It varies. The current vogue appears to be an automatic knee-jerk appeal if the individual doesn't agree with the medical standard for entry, which is not open for negotiation. Valid appeals with supporting evidence to dispute diagnosis get snarled-up in the burgeoning trend for appealing the un-appealable unfortunately, so 6-8 weeks is not uncommom.
My son was rejected due to having two courses of steroids as a young child at age 3 and 5 he is now ages 17 and had no problems since. We have spoken to our g.p he has provided supporting evidence that they was prescribed purely as a precautionary measure and this was sent off three weeks ago. During the navy medical the doctor stated the decision was due to the fact he had chosen to serve if successful in his application on the submarines so fingers crossed if not it was worth the try for him to follow his dreams
This issue has been covered ad infinitum in this forum and I'm not going to repeat it again.
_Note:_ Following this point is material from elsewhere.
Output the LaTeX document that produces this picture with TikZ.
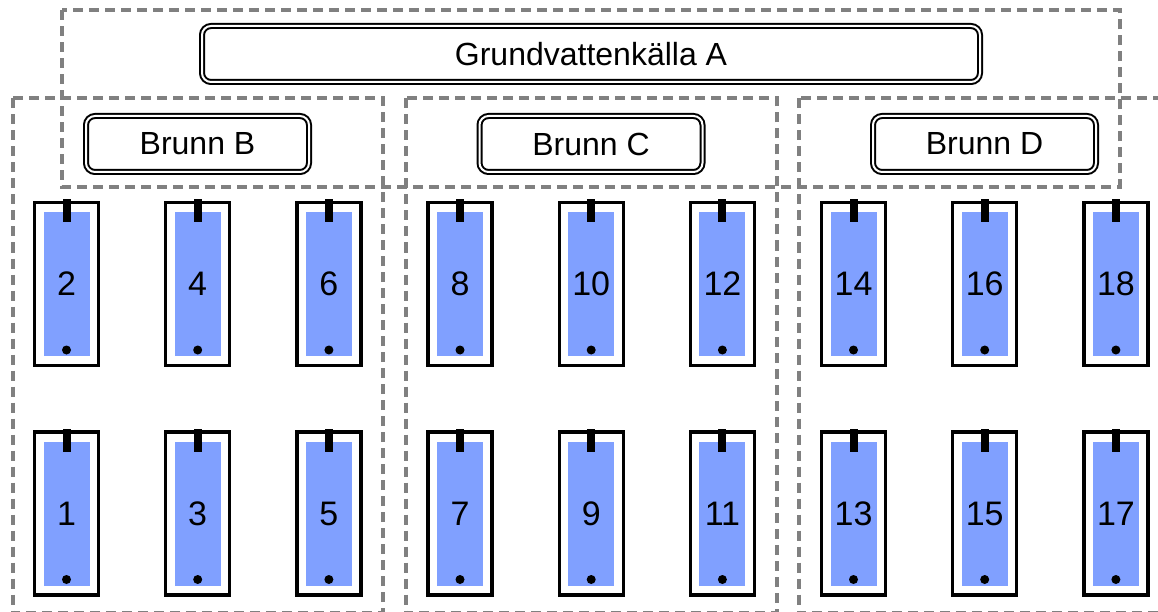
\documentclass[tikz,border=0pt]{standalone}
\usepackage{fontspec}
\setmainfont{Liberation Sans}
\definecolor{dashgray}{RGB}{128,128,128}
\definecolor{waterblue}{RGB}{128,160,255}
\begin{document}
\begin{tikzpicture}[x=1pt,y=-1pt,
  grp/.style={draw=dashgray, line width=4pt, dash pattern=on 10pt off 6pt},
  titlebox/.style={draw, double, double distance=2pt, line width=2pt, rounded corners=9pt,
    font=\fontsize{32}{38}\selectfont, inner sep=0pt, minimum height=56pt, fill=white},
  cellbox/.style={draw, line width=3.2pt, minimum width=64pt, minimum height=163pt, inner sep=0pt, fill=white},
  water/.style={fill=waterblue, minimum width=46pt, minimum height=144pt, inner sep=0pt,
    font=\fontsize{34}{40}\selectfont},
  tab/.style={fill=black},
  dot/.style={fill=black}]
\useasboundingbox (0,0) rectangle (1158,612);
% dashed groups
\draw[grp] (61.5,10.5) rectangle (1119.5,187);
\draw[grp] (12.5,98.5) rectangle (383,613);
\draw[grp] (405.5,98.5) rectangle (776.5,613);
\draw[grp] (798.5,98.5) rectangle (1170,613);
% titles
\node[titlebox, minimum width=778pt] (A) at (591,54) {Grundvattenkälla A};
\node[titlebox, minimum width=223pt] (B) at (197.5,144) {Brunn B};
\node[titlebox, minimum width=223pt] (C) at (591,144) {Brunn C};
\node[titlebox, minimum width=223pt] (D) at (984.5,144) {Brunn D};
% cells
\foreach \g in {0,1,2}{
  \foreach \k in {0,1,2}{
    \pgfmathsetmacro{\cx}{66.5+393.5*\g+131.2*\k}
    \pgfmathtruncatemacro{\nt}{2+6*\g+2*\k}
    \pgfmathtruncatemacro{\nb}{1+6*\g+2*\k}
    \foreach \n/\cy in {\nt/284,\nb/513.5}{
      \node[cellbox] (c\n) at (\cx,\cy) {};
      \node[water] (w\n) at (\cx,\cy) {\n};
      \fill[tab] ([xshift=-4pt,yshift=1.6pt]c\n.north) rectangle ([xshift=4pt,yshift=-21.5pt]c\n.north);
      \fill[dot] ([yshift=-66pt]c\n.center) circle (4.5pt);
    }
  }
}
\end{tikzpicture}
\end{document}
It is always worth stating, though, that the opinion of a civilian GP or hospital specialist is not terribly relevant to whether or not your son gets a medical pass. Said GP has no knowledge of our entry standards and therefore is in no position to give an opinion, no matter how well intentioned.
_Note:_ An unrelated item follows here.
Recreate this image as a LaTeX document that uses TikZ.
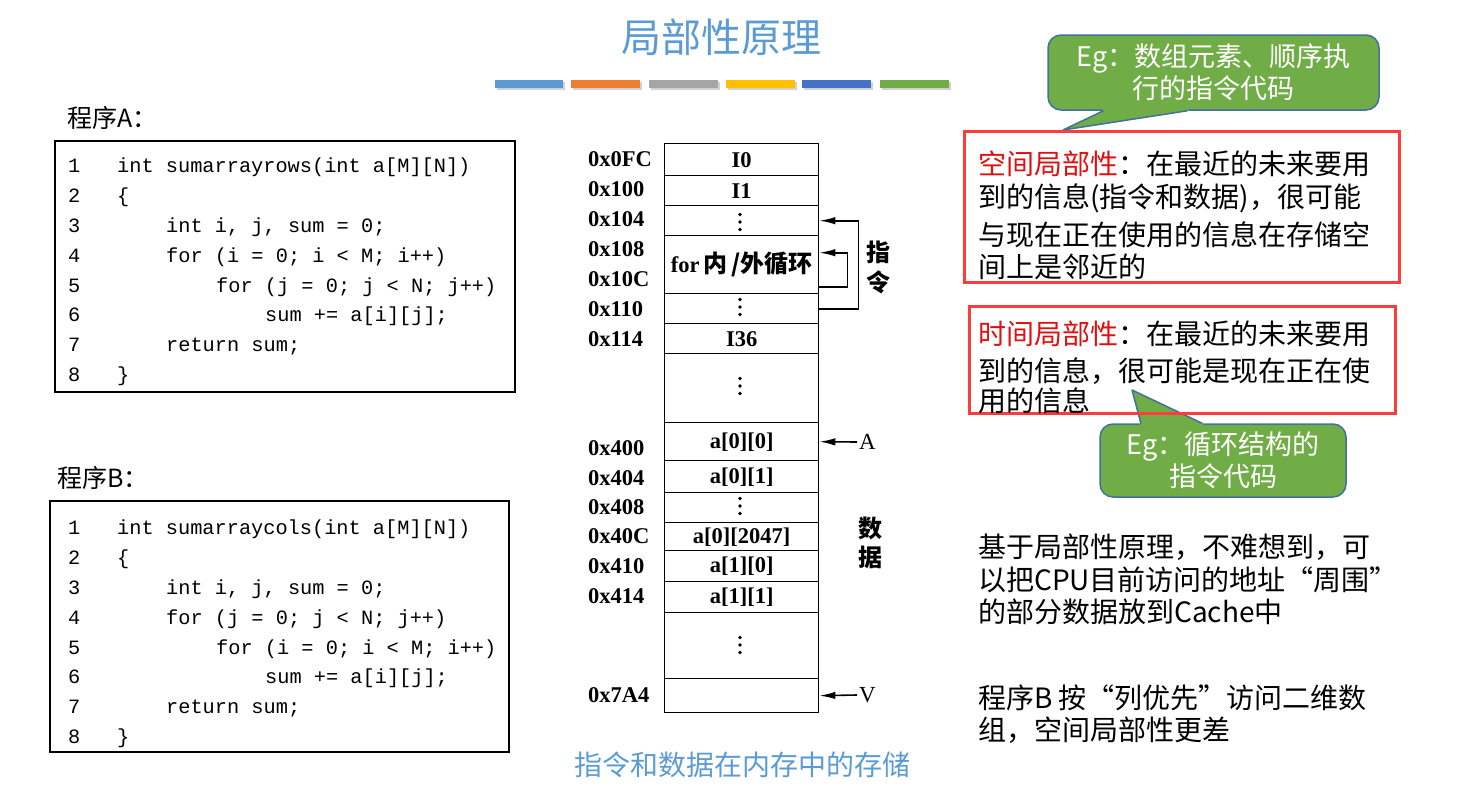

And the evidence base for "precautionary" steroids is, erm, nil so they shouldn't have been prescribed in the first place if that was the case. I've never heard of precautionary steroids in a child so I very much doubt if that is the case.
That being said, I'd be surprised if you have problems with the appeal.
Hi there.... What was the outcome of this please?
I hope he got in and everything was OK at the appeal
I am in exactly the same position and preparing my appeal now with evidence from my GP
It's my life long dream so it's heartbreaking
I really hope you get this message
Thanks in advance
Regarding your "exactly the same position", one assumes you are referring to post #6 with regard steroid treatment for severe asthma?
If so the post was made a couple of years ago but again, the medical standards for entry are non-negotiable in the case of specific treatments. Unless the person was able to prove the medication was wrongly prescribed or the symptoms mis-diagnosed, it would be unlikely to be over-turned unfortunately.